Senator Albert B. Fall of New Mexico, Harding’s secretary of the Interior, opposed this “conservation” policy. Hence his furtive attempt – in collusion with Secretary of the Navy, Edward Denby and others – to lease the domes to private extractors. Teapot Dome was leased to the Harry F. Sinclair Mammoth Oil Company. The Elk Hills reserve in California was rented to Edward L. Doheny’s Pan-American Petroleum and Transport Company. The two gave Fall and others gifts and “loans” amounting to $400,000 – an enormous fortune at the time.
The scandal was made public in 1922 in a long investigation by the U.S. Senate’s Committee on Public Lands led by Senator Thomas J. Walsh from Montana and Senator Robert M. Lafollette.
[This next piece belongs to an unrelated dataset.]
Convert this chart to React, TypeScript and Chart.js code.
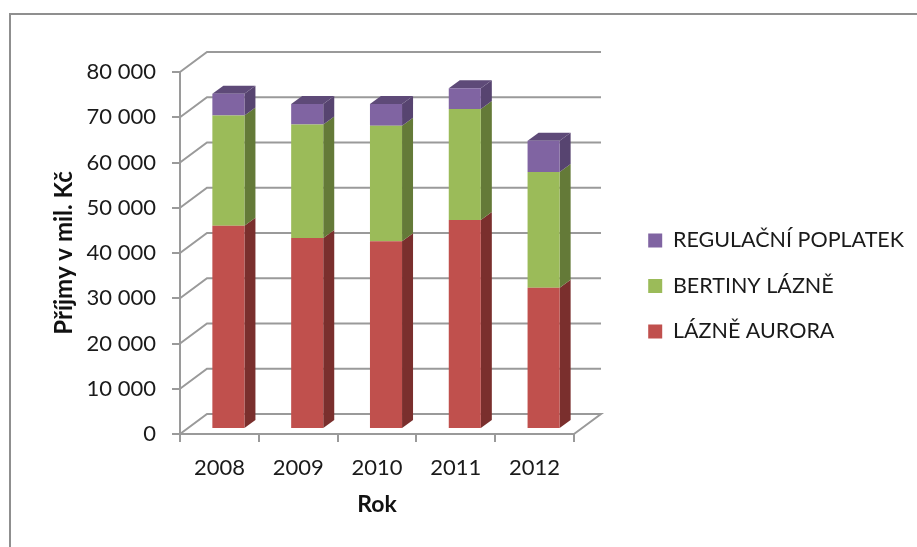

After much prevarication by Attorney General Harry M. Daugherty, Fall was brought to justice. He sentenced to one year in prison and $100,000 fine in 1929 and many officials were implicated. Daugherty himself resigned in 1924. When Harding died in 1923, he was succeeded by Calvin Coolidge and public outrage subsided. Coolidge acted resolutely and appointed special prosecutors under his personal supervision to protect the interests of the government.
The Supreme Court annulled both the Elk Hills and the Teapot Dome leases in 1927. But, though government officials were convicted of corruption and conspiracy, no oilman was found guilty of bribing (still, they paid damages). Sinclair refused to collaborate with a second Senate investigation and hired gumshoes to shadow members of the jury in his case. He served a short sentence for tampering with a jury and for criminal contempt.
The Democrats failed to capitalize on the affair and lost the presidential elections in both 1924 and 1928.